There have been many times when I felt that a great injustice has occurred, either to myself or to someone else. Often times, however, the “great injustice” is really just me being a soft and selfish person. But there are times when something truly painful and unjust occurs. Nonetheless, in either situation a desire arises in me to have my complaint heard. But who will hear it? To whom do I go?
On the juvenile end of the spectrum I know complaining to a referee for a bad call is futile, he won’t listen, I’ve tried. I also can’t complain to the clouds for raining on my parade (not that I have ever had a parade), they won’t listen either. And I certainly can’t complain to anyone about the aches and pains I’m beginning to feel having just passed the half-century mark! Where do I go? Who is responsible for such things? But those are just minor issues compared to when life really deals me a bad card. Granted there are many times that my being an idiot is the cause of pain, but there are other times when the blame rests elsewhere. Sometimes I know the source, but often I don’t. In either case, where can I go, and honestly, will it do any good?
As a believer in Christ, I know God is willing and ready to hear all of my complaints, but that doesn’t mean I always feel like he does. Most of the time it feels like I am shouting into the darkness and hear only the distant echo of my own words in return. In fact, there are times when it seems as if the silent darkness mocks me, and there, standing at the edge of life’s dark abyss I am torn between my mind telling me God is present and my heart sensing abandonment. It is then that I have a desire to go elsewhere, but where would I go and who would listen?
I might be wrong, but I think the Psalmist feels the same way. He doesn’t shy away from bringing his laments (complaints) to God, in fact he’s quite deliberate. In the first three verses of Psalm 5 he tells God six times he is bringing his request and is now expectantly waiting. Think about those two words for a moment. Expectantly. Waiting. Change the emphasis, and the phrase “expectantly waiting” has two different shades of meaning. “Expectantly waiting” means I knows God’s answer is just around the corner and I expect it at any time. But “expectantly waiting” means I’m still waiting. He hasn’t answered yet, and most likely I don’t know if or when he will. Expectantly waiting. The Psalmist is expectantly waiting, I am expectantly waiting, and I can only assume that many other people are expectantly waiting. In this, we are not alone. We stand together at the edge of life’s often dark abyss crying to God, expectantly waiting for his answer.

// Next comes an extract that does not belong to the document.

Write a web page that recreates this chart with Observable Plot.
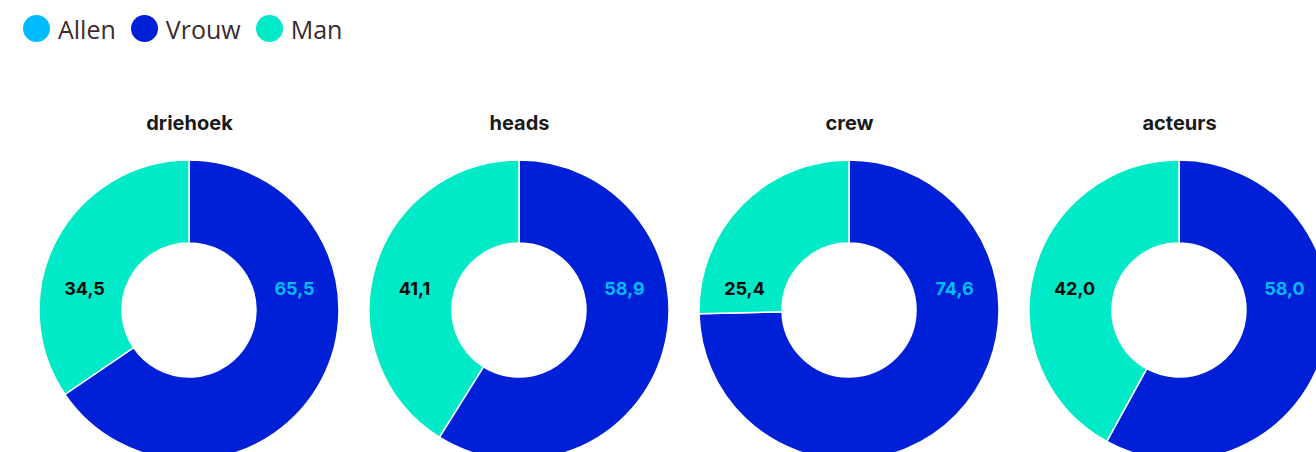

We expectantly wait, but we don’t always get an answer. In fact, I don’t think the psalmist ever receives an answer. He tells of the wicked who seek his demise and that God will judge them (4-6, 9-10). He tells of God’s great love that enables him to enter God’s presence and seek guidance (7-8). He even tells how he will respond to God’s gracious refuge by singing a song of joy to the Lord (11-12). But it doesn’t seem to me that he tells of an answer to his lament.
For me, expectantly waiting doesn’t turn into song, but for the psalmist it does. He sings for joy, not over the things God has done, but over those things God will do. And even though Psalm 5 doesn’t use this term, I like to think the psalmist implicitly asks us to expectantly sing to the Lord. Just as we expectantly wait for God’s answer, we should expectantly sing his praise. We aren’t told that waiting for things that have not yet come is easy, but we are told that we are to sing his praise nonetheless.
But such singing, while difficult and important, is most likely not the primary song called for by the psalmist. As is often the way with Hebrew writing, the most important point is found in the middle of the chapter, (this is called a Chiasm). The psalmist utters a plea to be heard (1-3) and trusts that plea is heard (11-12). He tells of how the wicked cannot stand in God’s presence (4-6) and then asks for God to judge them. But in the midst of these pleas we find that it is by God’s great love that we are allowed to come into his presence (7-8). Instead being abandoned to the dark abyss of life with only the “benign indifference of the universe” to hear us, (as Camus would say), we are invited into his presence. And even though I may still be expectantly waiting, the fact that I am allowed into his presence is truly praiseworthy.